From Crypto Mining to LLM Fine-tuning: Unlocking Large Language Model Fine-tuning through Collaborative Compute Pools

I would like to initiate a discussion on the concept of collaborative computing pools for LLM fine-tuning. Imagine a world where anyone, not just tech giants with supercomputers, can contribute to the cutting edge AI research. This vision becomes closer to reality with the concept of collaborative computing pools for LLM fine-tuning. Inspired by mining pools in the cryptocurrency world, these pools would aggregate individual computing resources to tackle the immense computational demands of fine-tuning LLMs.

Why is this necessary? While the latest advancements allow fine-tuning on consumer GPUs, their limited memory (typically 6-8 GB) makes them unsuitable for handling even the smallest of open-source LLMs like the Llama 7B. Pooling resources unlocks the potential to fine-tune even the larger models with tens of billions of parameters, democratizing access to LLM development.

This aligns perfectly with the open-source ethos shaping the LLM landscape. Just as open-source data, models, and knowledge have fueled rapid progress, this kind of open-source compute could be the next game-changer. Individual contributions converge into a shared resource hub, enabling users to tap into a vast compute reservoir for LLM fine-tuning.

Technically, this hinges on model parallelism, splitting the LLM across multiple devices, distributed training, communication, and synchronization. DeepSpeed and Megatron-LM could be potential libraries facilitating this. Data parallelism can also be employed to further scale the training process.

The pool could implement a voting system where users propose diverse methods for model training, and the community votes on the most promising approaches and then decides how to utilize the shared resources.

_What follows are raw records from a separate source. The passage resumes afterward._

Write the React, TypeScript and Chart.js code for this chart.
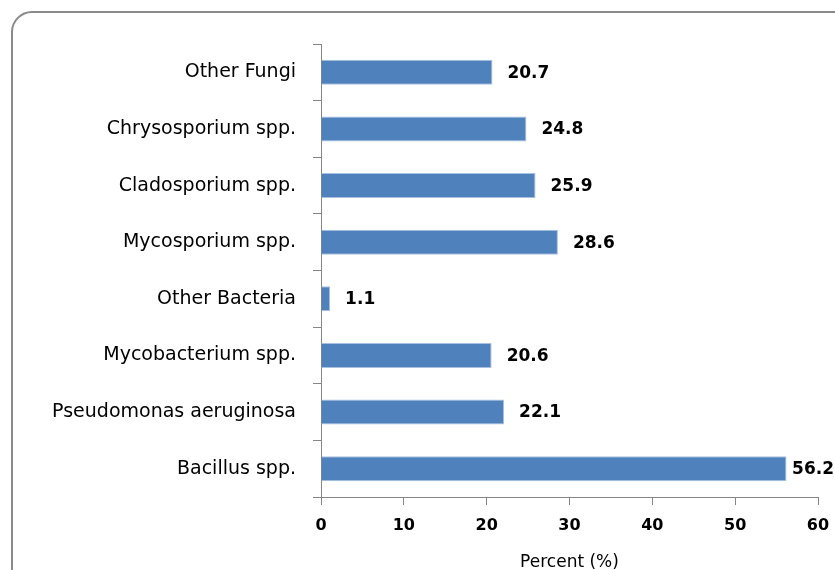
import { useEffect, useRef } from "react";
import { Chart, registerables } from "chart.js";

Chart.register(...registerables);

const categories = [
  "Other Fungi",
  "Chrysosporium spp.",
  "Cladosporium spp.",
  "Mycosporium spp.",
  "Other Bacteria",
  "Mycobacterium spp.",
  "Pseudomonas aeruginosa",
  "Bacillus spp.",
];
const values = [20.7, 24.8, 25.9, 28.6, 1.1, 20.6, 22.1, 56.2];
const xMin = 0;
const xMax = 60;
const xStep = 10;
const xTitle = "Percent (%)";

const FONT = "'DejaVu Sans', sans-serif";

export default function App() {
  const ref = useRef<HTMLCanvasElement>(null);

  useEffect(() => {
    if (!ref.current) return;

    const framePlugin = {
      id: "frame",
      beforeDraw(chart: any) {
        const ctx = chart.ctx;
        ctx.save();
        ctx.fillStyle = "#ffffff";
        ctx.fillRect(0, 0, chart.width, chart.height);
        const x = 12, y = 12, w = 860, h = 600, r = 20;
        ctx.beginPath();
        ctx.moveTo(x + r, y);
        ctx.lineTo(x + w - r, y);
        ctx.arcTo(x + w, y, x + w, y + r, r);
        ctx.lineTo(x + w, y + h - r);
        ctx.arcTo(x + w, y + h, x + w - r, y + h, r);
        ctx.lineTo(x + r, y + h);
        ctx.arcTo(x, y + h, x, y + h - r, r);
        ctx.lineTo(x, y + r);
        ctx.arcTo(x, y, x + r, y, r);
        ctx.closePath();
        ctx.strokeStyle = "#8a8a8a";
        ctx.lineWidth = 2;
        ctx.stroke();
        ctx.restore();
      },
    };

    const valueLabels = {
      id: "valueLabels",
      afterDatasetsDraw(chart: any) {
        const ctx = chart.ctx;
        const meta = chart.getDatasetMeta(0);
        ctx.save();
        ctx.font = `bold 17px ${FONT}`;
        ctx.fillStyle = "#000000";
        ctx.textAlign = "left";
        ctx.textBaseline = "middle";
        meta.data.forEach((bar: any, i: number) => {
          const text = values[i].toFixed(1);
          const tw = ctx.measureText(text).width;
          let lx = bar.x + 15;
          if (lx + tw > chart.width - 1) lx = chart.width - 1 - tw;
          ctx.fillText(text, lx, bar.y + 1);
        });
        ctx.restore();
      },
    };

    const chart = new Chart(ref.current, {
      type: "bar",
      data: {
        labels: categories,
        datasets: [
          {
            data: values,
            backgroundColor: "#4F81BD",
            borderColor: "#A9C1E0",
            borderWidth: 1,
            barPercentage: 0.88,
            categoryPercentage: 0.5,
          },
        ],
      },
      options: {
        indexAxis: "y",
        responsive: false,
        maintainAspectRatio: false,
        animation: false,
        layout: { padding: { top: 44, right: 17, bottom: 0, left: 0 } },
        plugins: {
          legend: { display: false },
          tooltip: { enabled: false },
        },
        scales: {
          x: {
            min: xMin,
            max: xMax,
            ticks: {
              stepSize: xStep,
              color: "#000000",
              padding: 11,
              font: { family: FONT, size: 16, weight: "bold" },
            },
            grid: {
              drawOnChartArea: false,
              drawTicks: true,
              tickLength: 8,
              color: "#868686",
            },
            border: { color: "#868686", width: 1 },
            title: {
              display: true,
              text: xTitle,
              color: "#000000",
              padding: { top: 0, bottom: -3 },
              font: { family: FONT, size: 17 },
            },
            afterFit(scale: any) {
              scale.height = 73;
              scale.paddingRight = 0;
              scale.paddingLeft = 0;
            },
          },
          y: {
            ticks: {
              color: "#000000",
              padding: 17,
              font: { family: FONT, size: 19 },
            },
            grid: {
              offset: true,
              drawOnChartArea: false,
              drawTicks: true,
              tickLength: 8,
              color: "#868686",
            },
            border: { color: "#868686", width: 1 },
            afterFit(scale: any) {
              scale.width = 321;
              scale.paddingTop = 0;
              scale.paddingBottom = 0;
            },
          },
        },
      },
      plugins: [framePlugin, valueLabels],
    } as any);

    return () => chart.destroy();
  }, []);

  return (
    <div style={{ position: "absolute", left: 0, top: 0, width: 835, height: 570 }}>
      <canvas ref={ref} width={835} height={570} style={{ display: "block" }} />
    </div>
  );
}
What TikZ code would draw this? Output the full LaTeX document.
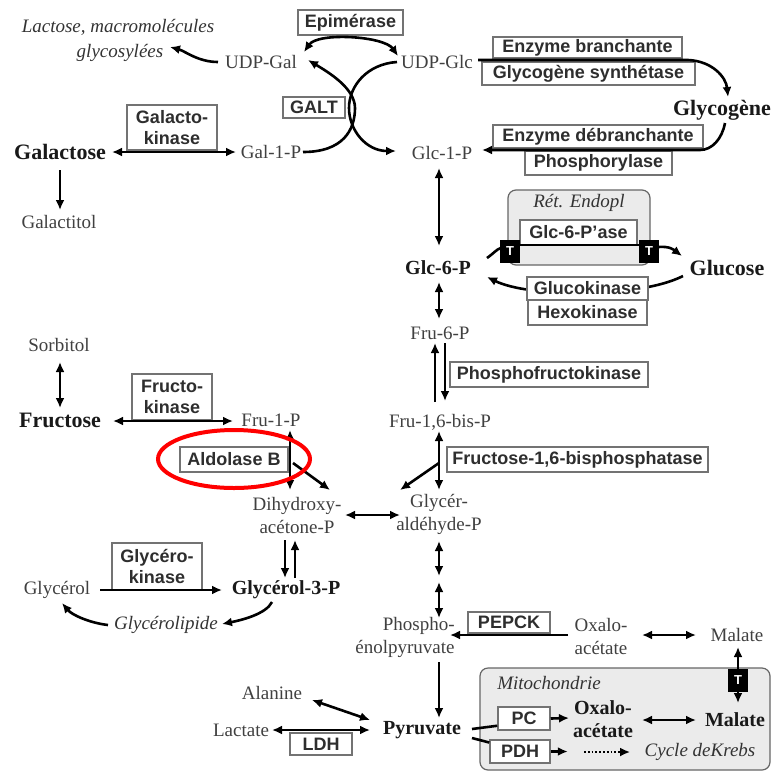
\documentclass[tikz,border=0pt]{standalone}
\usepackage{fontspec}
\setmainfont{Liberation Serif}
\setsansfont{Liberation Sans}
\usetikzlibrary{arrows.meta,calc,shapes.geometric}
\newcommand\fmet{\fontsize{19}{23}\selectfont}
\newcommand\fbig{\fontsize{22}{26}\selectfont\bfseries}
\newcommand\fbold{\fontsize{20}{23}\selectfont\bfseries}
\newcommand\fenz{\sffamily\bfseries\fontsize{18}{21}\selectfont}
\newcommand\fital{\fontsize{19}{23}\selectfont\itshape}
\begin{document}
\begin{tikzpicture}[x=1pt,y=-1pt,
  met/.style={font=\fmet, text=black!75, inner sep=1pt, align=center},
  metb/.style={font=\fbold, text=black!90, inner sep=1pt, align=center},
  metB/.style={font=\fbig, text=black!90, inner sep=1pt},
  metit/.style={font=\fital, text=black!80, inner sep=1pt},
  enzbox/.style={draw=black!55, line width=1.5pt, fill=white, font=\fenz, text=black!82, inner sep=0pt, align=center},
  tbox/.style={fill=black, text=white, font=\sffamily\bfseries\fontsize{13}{13}\selectfont, inner sep=0pt, minimum width=20pt, minimum height=23pt},
  compart/.style={draw=black!60, line width=1.2pt, fill=black!8, rounded corners=8pt, inner sep=0pt},
  arr/.style={line width=2.6pt, -{Latex[length=10pt,width=9pt]}},
  darr/.style={line width=2.6pt, {Latex[length=10pt,width=9pt]}-{Latex[length=10pt,width=9pt]}},
  wire/.style={line width=2.6pt},
  dotarr/.style={line width=1.8pt, dotted, -{Latex[length=10pt,width=9pt]}}
]
\useasboundingbox (0,0) rectangle (776,774);

% compartments
\node[compart, minimum width=142pt, minimum height=75pt] (er) at (579,227.5) {};
\node[compart, minimum width=290pt, minimum height=102pt] (mito) at (625,719) {};
\node[metit] (ertxt) at (579,203) {Rét. Endopl};
\node[metit] (mitotxt) at (549,683) {Mitochondrie};

% metabolites
\node[metit] (lac) at (118,27) {Lactose, macromolécules};
\node[metit] (glyco) at (120,53) {glycosylées};
\node[met] (udpgal) at (261,62) {UDP-Gal};
\node[met] (udpglc) at (437,62) {UDP-Glc};
\node[met] (gal1p) at (271,152) {Gal-1-P};
\node[metB] (galactose) at (60,152) {Galactose};
\node[met] (galactitol) at (59,222) {Galactitol};
\node[metB] (glycogen) at (722,110) {Glycogène};
\node[met] (glc1p) at (442,153) {Glc-1-P};
\node[metb] (glc6p) at (438,268) {Glc-6-P};
\node[metB] (glucose) at (727,268) {Glucose};
\node[met] (fru6p) at (440,333) {Fru-6-P};
\node[met] (fru16bp) at (440,422) {Fru-1,6-bis-P};
\node[met] (gap) at (439,514) {Glycér-\\aldéhyde-P};
\node[met] (dhap) at (297,515) {Dihydroxy-\\acétone-P};
\node[met] (fru1p) at (271,420) {Fru-1-P};
\node[metB] (fructose) at (60,420) {Fructose};
\node[met] (sorbitol) at (59,345) {Sorbitol};
\node[met] (glycerol) at (57,590) {Glycérol};
\node[metb] (g3p) at (286,590) {Glycérol-3-P};
\node[metit] (glipid) at (166,625) {Glycérolipide};
\node[met] (alanine) at (272,693) {Alanine};
\node[met] (lactate) at (241,730) {Lactate};
\node[metb] (pyruvate) at (422,730) {Pyruvate};
\node[met, align=right] (pep) at (405,637) {Phospho-\\énolpyruvate};
\node[met] (oaa) at (601,636) {Oxalo-\\acétate};
\node[met] (malate) at (737,635) {Malate};
\node[metb] (oaam) at (603,719) {Oxalo-\\acétate};
\node[metb] (malm) at (735,720) {Malate};
\node[metit] (krebs) at (700,752) {Cycle deKrebs};

% curve hidden behind glucokinase box
\draw[arr] ($(glucose)+(-44,8)$) .. controls +(-43,22) and +(43,21) .. ($(glc6p)+(49,9)$);

% enzymes
\node[enzbox, minimum width=105pt, minimum height=25pt] (epi) at (350.5,22.5) {Epimérase};
\node[enzbox, minimum width=62pt, minimum height=21pt] (galt) at (314,107.5) {GALT};
\node[enzbox, minimum width=90pt, minimum height=45pt] (galk) at (172,127.5) {Galacto-\\kinase};
\node[enzbox, minimum width=189pt, minimum height=21pt] (eb) at (587.5,47.5) {Enzyme branchante};
\node[enzbox, minimum width=213pt, minimum height=23pt] (gs) at (588.5,73.5) {Glycogène synthétase};
\node[enzbox, minimum width=210pt, minimum height=23pt] (edb) at (598,136.5) {Enzyme débranchante};
\node[enzbox, minimum width=147pt, minimum height=24pt] (phos) at (598.5,163) {Phosphorylase};
\node[enzbox, minimum width=117pt, minimum height=25pt] (g6pase) at (578.5,232.5) {Glc-6-P'ase};
\node[enzbox, minimum width=121pt, minimum height=23pt] (gk) at (587.5,288.5) {Glucokinase};
\node[enzbox, minimum width=119pt, minimum height=25pt] (hk) at (587.5,312.5) {Hexokinase};
\node[enzbox, minimum width=198pt, minimum height=25pt] (pfk) at (549,374.5) {Phosphofructokinase};
\node[enzbox, minimum width=261pt, minimum height=25pt] (fbpase) at (577.5,459.5) {Fructose-1,6-bisphosphatase};
\node[enzbox, minimum width=80pt, minimum height=46pt] (fk) at (172,397) {Fructo-\\kinase};
\node[enzbox, minimum width=108pt, minimum height=25pt] (aldb) at (234,459.5) {Aldolase B};
\node[enzbox, minimum width=90pt, minimum height=47pt] (glyk) at (157,566.5) {Glycéro-\\kinase};
\node[enzbox, minimum width=62pt, minimum height=22pt] (ldh) at (321,744) {LDH};
\node[enzbox, minimum width=82pt, minimum height=21pt] (pepck) at (509,622.5) {PEPCK};
\node[enzbox, minimum width=52pt, minimum height=23pt] (pc) at (524,718.5) {PC};
\node[enzbox, minimum width=60pt, minimum height=23pt] (pdh) at (520,751.5) {PDH};

% transporters of the ER
\node[tbox] (tl) at (510,251) {T};
\node[tbox] (tr) at (649,251) {T};

% top connectors
\draw[arr] ($(udpgal)+(-43,0)$) .. controls +(-20,0) and +(15,4) .. ($(glyco)+(50,-6)$);
\draw[darr] ($(udpgal)+(43,-10)$) .. controls +(14,-20) and +(-14,-20) .. ($(udpglc)+(-39,-6)$);
\draw[arr] ($(gal1p)+(32,0)$) .. controls +(40,0) and +(0,22) .. ($(galt)+(41,0.5)$) .. controls +(0,-20) and +(20,12) .. ($(udpgal)+(47,-2)$);
\draw[arr] ($(udpglc)+(-40,0)$) .. controls +(-30,2) and +(0,-22) .. ($(galt)+(35,0.5)$) .. controls +(0,22) and +(-30,0) .. ($(glc1p)+(-46,-2)$);
\draw[darr] ($(galactose)+(52,0)$) -- ($(gal1p)+(-35,0)$);
\draw[arr] ($(galactose)+(0,18)$) -- ($(galactitol)+(1,-12)$);
\draw[arr] ($(udpglc)+(41,-2)$) -- ($(glycogen)+(-34,-50)$) .. controls +(24,1) and +(-2,-20) .. ($(glycogen)+(6,-13)$);
\draw[arr] ($(glycogen)+(3,13)$) .. controls +(-3,16) and +(12,0) .. ($(glycogen)+(-22,40)$) -- ($(glc1p)+(40,-3)$);
\draw[darr] ($(glc1p)+(-3,15)$) -- ($(glc6p)+(1,-22)$);

% ER transport
\draw[wire] ($(glc6p)+(49,-10)$) .. controls +(6,-4) and +(-4,1) .. ($(tl.west)+(1,-3)$);
\draw[wire] ($(tl.east)+(0,-6)$) -- ($(tr.west)+(0,-6)$);
\draw[arr] ($(tr.east)+(-1,-4)$) .. controls +(12,-1) and +(-8,-6) .. ($(glucose)+(-45,-12)$);

% glycolysis
\draw[darr] ($(glc6p)+(1,14)$) -- ($(fru6p)+(-1,-14)$);
\draw[arr] ($(fru6p)+(5,10)$) -- ($(fru16bp)+(5,-21)$);
\draw[arr] ($(fru16bp)+(-5,-20)$) -- ($(fru6p)+(-5,10)$);
\draw[darr] ($(fru16bp)+(-1,9)$) -- ($(gap)+(0,-24)$);
\draw[arr] ($(fru16bp)+(-1,41)$) -- ($(gap)+(-39,-24)$);

% fructose
\draw[darr] ($(sorbitol)+(1,17)$) -- ($(fructose)+(0,-12)$);
\draw[darr] ($(fructose)+(53,1)$) -- ($(fru1p)+(-38,1)$);
\draw[darr] ($(fru1p)+(19,10)$) -- ($(dhap)+(-7,-25)$);
\draw[arr] ($(fru1p)+(22,43)$) -- ($(dhap)+(33,-25)$);
\draw[darr] ($(dhap)+(48,0)$) -- ($(gap)+(-39,1)$);

% glycerol
\draw[arr] ($(dhap)+(-12,25)$) -- ($(g3p)+(-1,-12)$);
\draw[arr] ($(g3p)+(9,-12)$) -- ($(dhap)+(-2,25)$);
\draw[arr] ($(glycerol)+(43,0)$) -- ($(g3p)+(-64,0)$);
\draw[arr] ($(g3p)+(-14,12)$) .. controls +(-6,12) and +(20,-4) .. ($(glipid)+(56,-1)$);
\draw[arr] ($(glipid)+(-58,0)$) .. controls +(-18,-2) and +(10,12) .. ($(glycerol)+(5,13)$);

% lower part
\draw[darr] ($(gap)+(0,27)$) -- ($(pep)+(34,-61)$);
\draw[darr] ($(pep)+(34,-55)$) -- ($(pep)+(34,-19)$);
\draw[arr] ($(oaa)+(-33,-1)$) -- ($(pep)+(45,-2)$);
\draw[darr] ($(oaa)+(41,-1)$) -- ($(malate)+(-41,0)$);
\draw[darr] ($(malate)+(1,12)$) -- ($(malm)+(3,-17)$);
\draw[arr] ($(pep)+(34,25)$) -- ($(pyruvate)+(17,-12)$);
\draw[darr] ($(alanine)+(40,7)$) -- ($(pyruvate)+(-52,-10)$);
\draw[darr] ($(lactate)+(31,0)$) -- ($(pyruvate)+(-52,0)$);
\draw[wire] ($(pyruvate)+(50,-1)$) -- ($(pc.south west)+(0,-5)$);
\draw[wire] ($(pyruvate)+(50,8)$) -- ($(pdh.west)+(0,-9)$);
\draw[arr] (pc.east) -- ($(oaam)+(-34,-1)$);
\draw[darr] ($(oaam)+(39,1)$) -- ($(malm)+(-39,0)$);
\draw[arr] (pdh.east) -- ($(pdh.east)+(17,0)$);
\draw[dotarr] ($(krebs)+(-116,0)$) -- ($(krebs)+(-70,0)$);

% mitochondrial transporter
\node[tbox] (tm) at (738,680) {T};

% highlight
\node[ellipse, draw=red, line width=4pt, minimum width=152pt, minimum height=58pt, inner sep=0pt] (ring) at (234,459) {};
\end{tikzpicture}
\end{document}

This fosters knowledge sharing, research collaboration, and lowers the barrier to entry for newcomers.

I am interested in hearing the thoughts and insights of the community on the feasibility, potential issues, and challenges of this concept. I am particularly interested in discussing any specific model parallelism or communication frameworks that would be well-suited for its implementation.


I think its a great idea.
I have thought about these things myself.
I was wondering if perhaps distributed support could be built into for example pytorch.

I would love work with the pytorch C++ code if that approach could be viable.